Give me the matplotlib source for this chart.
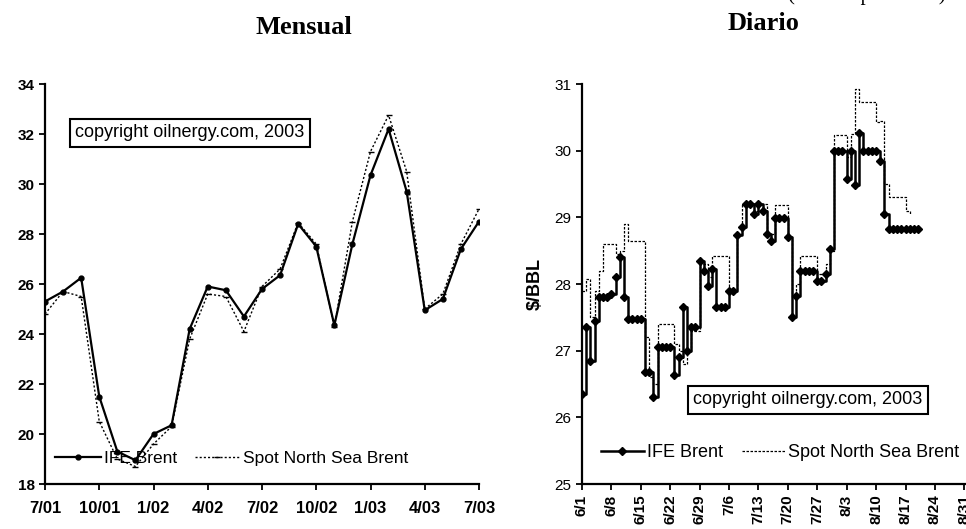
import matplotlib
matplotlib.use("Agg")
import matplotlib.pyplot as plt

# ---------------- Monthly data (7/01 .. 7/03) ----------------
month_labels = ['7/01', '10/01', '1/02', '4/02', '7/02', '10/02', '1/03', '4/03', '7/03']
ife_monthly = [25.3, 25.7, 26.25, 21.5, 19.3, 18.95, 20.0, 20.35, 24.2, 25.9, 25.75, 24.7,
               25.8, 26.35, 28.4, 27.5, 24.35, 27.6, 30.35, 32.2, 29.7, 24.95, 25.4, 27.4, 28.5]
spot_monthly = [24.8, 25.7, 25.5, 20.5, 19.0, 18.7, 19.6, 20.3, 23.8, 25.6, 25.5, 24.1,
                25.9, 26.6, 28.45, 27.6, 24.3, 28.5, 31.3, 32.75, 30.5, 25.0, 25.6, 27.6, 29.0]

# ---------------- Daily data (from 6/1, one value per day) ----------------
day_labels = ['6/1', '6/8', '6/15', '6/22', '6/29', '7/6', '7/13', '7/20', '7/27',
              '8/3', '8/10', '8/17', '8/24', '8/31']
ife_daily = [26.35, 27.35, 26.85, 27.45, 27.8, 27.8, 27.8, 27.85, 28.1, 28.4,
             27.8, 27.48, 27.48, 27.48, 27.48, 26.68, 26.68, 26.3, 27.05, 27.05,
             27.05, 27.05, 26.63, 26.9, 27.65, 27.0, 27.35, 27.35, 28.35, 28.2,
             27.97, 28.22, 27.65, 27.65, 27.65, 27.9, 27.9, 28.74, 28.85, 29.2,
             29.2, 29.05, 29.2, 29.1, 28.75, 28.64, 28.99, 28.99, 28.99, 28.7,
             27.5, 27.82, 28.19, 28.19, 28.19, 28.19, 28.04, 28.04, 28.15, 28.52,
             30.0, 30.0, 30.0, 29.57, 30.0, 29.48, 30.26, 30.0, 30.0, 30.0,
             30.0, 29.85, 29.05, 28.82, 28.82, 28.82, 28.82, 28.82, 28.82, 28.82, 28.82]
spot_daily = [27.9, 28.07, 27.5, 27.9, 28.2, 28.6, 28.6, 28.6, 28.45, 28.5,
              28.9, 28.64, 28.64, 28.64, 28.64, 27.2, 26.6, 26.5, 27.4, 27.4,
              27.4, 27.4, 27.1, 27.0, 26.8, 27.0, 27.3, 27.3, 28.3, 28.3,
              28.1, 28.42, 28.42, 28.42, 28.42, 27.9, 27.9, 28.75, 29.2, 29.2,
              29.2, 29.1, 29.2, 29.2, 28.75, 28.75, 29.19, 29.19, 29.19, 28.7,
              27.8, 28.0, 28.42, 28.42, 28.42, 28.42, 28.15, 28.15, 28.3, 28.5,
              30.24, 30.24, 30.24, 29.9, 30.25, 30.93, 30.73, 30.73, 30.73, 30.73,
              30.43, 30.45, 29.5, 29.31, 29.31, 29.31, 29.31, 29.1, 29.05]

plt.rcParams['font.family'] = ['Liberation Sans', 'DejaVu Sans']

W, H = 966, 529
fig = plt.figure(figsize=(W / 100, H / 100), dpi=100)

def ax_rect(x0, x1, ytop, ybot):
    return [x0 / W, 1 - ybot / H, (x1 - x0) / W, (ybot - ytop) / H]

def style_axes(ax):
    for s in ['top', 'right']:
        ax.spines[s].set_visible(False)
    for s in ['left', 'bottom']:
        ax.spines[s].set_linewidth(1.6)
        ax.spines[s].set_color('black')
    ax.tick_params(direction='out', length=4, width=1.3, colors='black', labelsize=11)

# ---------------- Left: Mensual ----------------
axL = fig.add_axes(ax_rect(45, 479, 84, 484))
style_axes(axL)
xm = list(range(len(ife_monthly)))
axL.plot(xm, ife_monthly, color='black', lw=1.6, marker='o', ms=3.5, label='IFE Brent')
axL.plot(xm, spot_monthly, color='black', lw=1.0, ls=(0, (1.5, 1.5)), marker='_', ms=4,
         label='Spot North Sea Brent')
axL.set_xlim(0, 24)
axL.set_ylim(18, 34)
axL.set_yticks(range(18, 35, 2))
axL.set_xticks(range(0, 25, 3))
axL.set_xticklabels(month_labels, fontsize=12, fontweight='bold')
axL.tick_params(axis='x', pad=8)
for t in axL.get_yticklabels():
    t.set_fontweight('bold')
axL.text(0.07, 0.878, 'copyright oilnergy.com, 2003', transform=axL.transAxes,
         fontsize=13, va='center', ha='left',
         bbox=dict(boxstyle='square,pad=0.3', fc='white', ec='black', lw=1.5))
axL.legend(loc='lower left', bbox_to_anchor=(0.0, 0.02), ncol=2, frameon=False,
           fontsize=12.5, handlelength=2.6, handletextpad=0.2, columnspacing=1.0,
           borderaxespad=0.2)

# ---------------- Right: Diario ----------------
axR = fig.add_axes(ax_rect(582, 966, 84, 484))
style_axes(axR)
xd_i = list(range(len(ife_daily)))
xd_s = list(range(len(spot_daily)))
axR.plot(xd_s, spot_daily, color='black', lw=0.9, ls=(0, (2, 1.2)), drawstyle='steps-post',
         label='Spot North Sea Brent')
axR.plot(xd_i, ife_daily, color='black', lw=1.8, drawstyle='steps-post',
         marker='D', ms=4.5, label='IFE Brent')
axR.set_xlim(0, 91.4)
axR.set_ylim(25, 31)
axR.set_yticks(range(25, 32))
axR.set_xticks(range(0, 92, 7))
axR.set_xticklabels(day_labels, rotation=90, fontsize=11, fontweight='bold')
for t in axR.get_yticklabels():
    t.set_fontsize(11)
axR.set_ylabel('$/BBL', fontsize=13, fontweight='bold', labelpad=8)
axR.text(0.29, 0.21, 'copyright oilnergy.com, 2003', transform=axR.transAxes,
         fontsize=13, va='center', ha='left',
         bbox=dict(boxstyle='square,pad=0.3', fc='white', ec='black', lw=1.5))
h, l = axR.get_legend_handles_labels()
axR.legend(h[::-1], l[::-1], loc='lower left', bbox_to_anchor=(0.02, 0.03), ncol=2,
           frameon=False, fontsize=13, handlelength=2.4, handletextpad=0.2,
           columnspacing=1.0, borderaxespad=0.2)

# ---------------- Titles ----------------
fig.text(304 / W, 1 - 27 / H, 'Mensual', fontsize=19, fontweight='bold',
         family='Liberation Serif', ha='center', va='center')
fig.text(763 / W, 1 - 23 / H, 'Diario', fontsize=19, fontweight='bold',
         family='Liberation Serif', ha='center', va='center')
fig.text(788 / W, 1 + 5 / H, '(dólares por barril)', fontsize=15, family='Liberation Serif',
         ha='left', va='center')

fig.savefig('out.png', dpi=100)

===

Copy all the data exactly as written, but skip any picture.

Give me the matplotlib source for this chart.
import matplotlib
matplotlib.use("Agg")
import matplotlib.pyplot as plt

# ---------------- Monthly data (7/01 .. 7/03) ----------------
month_labels = ['7/01', '10/01', '1/02', '4/02', '7/02', '10/02', '1/03', '4/03', '7/03']
ife_monthly = [25.3, 25.7, 26.25, 21.5, 19.3, 18.95, 20.0, 20.35, 24.2, 25.9, 25.75, 24.7,
               25.8, 26.35, 28.4, 27.5, 24.35, 27.6, 30.35, 32.2, 29.7, 24.95, 25.4, 27.4, 28.5]
spot_monthly = [24.8, 25.7, 25.5, 20.5, 19.0, 18.7, 19.6, 20.3, 23.8, 25.6, 25.5, 24.1,
                25.9, 26.6, 28.45, 27.6, 24.3, 28.5, 31.3, 32.75, 30.5, 25.0, 25.6, 27.6, 29.0]

# ---------------- Daily data (from 6/1, one value per day) ----------------
day_labels = ['6/1', '6/8', '6/15', '6/22', '6/29', '7/6', '7/13', '7/20', '7/27',
              '8/3', '8/10', '8/17', '8/24', '8/31']
ife_daily = [26.35, 27.35, 26.85, 27.45, 27.8, 27.8, 27.8, 27.85, 28.1, 28.4,
             27.8, 27.48, 27.48, 27.48, 27.48, 26.68, 26.68, 26.3, 27.05, 27.05,
             27.05, 27.05, 26.63, 26.9, 27.65, 27.0, 27.35, 27.35, 28.35, 28.2,
             27.97, 28.22, 27.65, 27.65, 27.65, 27.9, 27.9, 28.74, 28.85, 29.2,
             29.2, 29.05, 29.2, 29.1, 28.75, 28.64, 28.99, 28.99, 28.99, 28.7,
             27.5, 27.82, 28.19, 28.19, 28.19, 28.19, 28.04, 28.04, 28.15, 28.52,
             30.0, 30.0, 30.0, 29.57, 30.0, 29.48, 30.26, 30.0, 30.0, 30.0,
             30.0, 29.85, 29.05, 28.82, 28.82, 28.82, 28.82, 28.82, 28.82, 28.82, 28.82]
spot_daily = [27.9, 28.07, 27.5, 27.9, 28.2, 28.6, 28.6, 28.6, 28.45, 28.5,
              28.9, 28.64, 28.64, 28.64, 28.64, 27.2, 26.6, 26.5, 27.4, 27.4,
              27.4, 27.4, 27.1, 27.0, 26.8, 27.0, 27.3, 27.3, 28.3, 28.3,
              28.1, 28.42, 28.42, 28.42, 28.42, 27.9, 27.9, 28.75, 29.2, 29.2,
              29.2, 29.1, 29.2, 29.2, 28.75, 28.75, 29.19, 29.19, 29.19, 28.7,
              27.8, 28.0, 28.42, 28.42, 28.42, 28.42, 28.15, 28.15, 28.3, 28.5,
              30.24, 30.24, 30.24, 29.9, 30.25, 30.93, 30.73, 30.73, 30.73, 30.73,
              30.43, 30.45, 29.5, 29.31, 29.31, 29.31, 29.31, 29.1, 29.05]

plt.rcParams['font.family'] = ['Liberation Sans', 'DejaVu Sans']

W, H = 966, 529
fig = plt.figure(figsize=(W / 100, H / 100), dpi=100)

def ax_rect(x0, x1, ytop, ybot):
    return [x0 / W, 1 - ybot / H, (x1 - x0) / W, (ybot - ytop) / H]

def style_axes(ax):
    for s in ['top', 'right']:
        ax.spines[s].set_visible(False)
    for s in ['left', 'bottom']:
        ax.spines[s].set_linewidth(1.6)
        ax.spines[s].set_color('black')
    ax.tick_params(direction='out', length=4, width=1.3, colors='black', labelsize=11)

# ---------------- Left: Mensual ----------------
axL = fig.add_axes(ax_rect(45, 479, 84, 484))
style_axes(axL)
xm = list(range(len(ife_monthly)))
axL.plot(xm, ife_monthly, color='black', lw=1.6, marker='o', ms=3.5, label='IFE Brent')
axL.plot(xm, spot_monthly, color='black', lw=1.0, ls=(0, (1.5, 1.5)), marker='_', ms=4,
         label='Spot North Sea Brent')
axL.set_xlim(0, 24)
axL.set_ylim(18, 34)
axL.set_yticks(range(18, 35, 2))
axL.set_xticks(range(0, 25, 3))
axL.set_xticklabels(month_labels, fontsize=12, fontweight='bold')
axL.tick_params(axis='x', pad=8)
for t in axL.get_yticklabels():
    t.set_fontweight('bold')
axL.text(0.07, 0.878, 'copyright oilnergy.com, 2003', transform=axL.transAxes,
         fontsize=13, va='center', ha='left',
         bbox=dict(boxstyle='square,pad=0.3', fc='white', ec='black', lw=1.5))
axL.legend(loc='lower left', bbox_to_anchor=(0.0, 0.02), ncol=2, frameon=False,
           fontsize=12.5, handlelength=2.6, handletextpad=0.2, columnspacing=1.0,
           borderaxespad=0.2)

# ---------------- Right: Diario ----------------
axR = fig.add_axes(ax_rect(582, 966, 84, 484))
style_axes(axR)
xd_i = list(range(len(ife_daily)))
xd_s = list(range(len(spot_daily)))
axR.plot(xd_s, spot_daily, color='black', lw=0.9, ls=(0, (2, 1.2)), drawstyle='steps-post',
         label='Spot North Sea Brent')
axR.plot(xd_i, ife_daily, color='black', lw=1.8, drawstyle='steps-post',
         marker='D', ms=4.5, label='IFE Brent')
axR.set_xlim(0, 91.4)
axR.set_ylim(25, 31)
axR.set_yticks(range(25, 32))
axR.set_xticks(range(0, 92, 7))
axR.set_xticklabels(day_labels, rotation=90, fontsize=11, fontweight='bold')
for t in axR.get_yticklabels():
    t.set_fontsize(11)
axR.set_ylabel('$/BBL', fontsize=13, fontweight='bold', labelpad=8)
axR.text(0.29, 0.21, 'copyright oilnergy.com, 2003', transform=axR.transAxes,
         fontsize=13, va='center', ha='left',
         bbox=dict(boxstyle='square,pad=0.3', fc='white', ec='black', lw=1.5))
h, l = axR.get_legend_handles_labels()
axR.legend(h[::-1], l[::-1], loc='lower left', bbox_to_anchor=(0.02, 0.03), ncol=2,
           frameon=False, fontsize=13, handlelength=2.4, handletextpad=0.2,
           columnspacing=1.0, borderaxespad=0.2)

# ---------------- Titles ----------------
fig.text(304 / W, 1 - 27 / H, 'Mensual', fontsize=19, fontweight='bold',
         family='Liberation Serif', ha='center', va='center')
fig.text(763 / W, 1 - 23 / H, 'Diario', fontsize=19, fontweight='bold',
         family='Liberation Serif', ha='center', va='center')
fig.text(788 / W, 1 + 5 / H, '(dólares por barril)', fontsize=15, family='Liberation Serif',
         ha='left', va='center')

fig.savefig('out.png', dpi=100)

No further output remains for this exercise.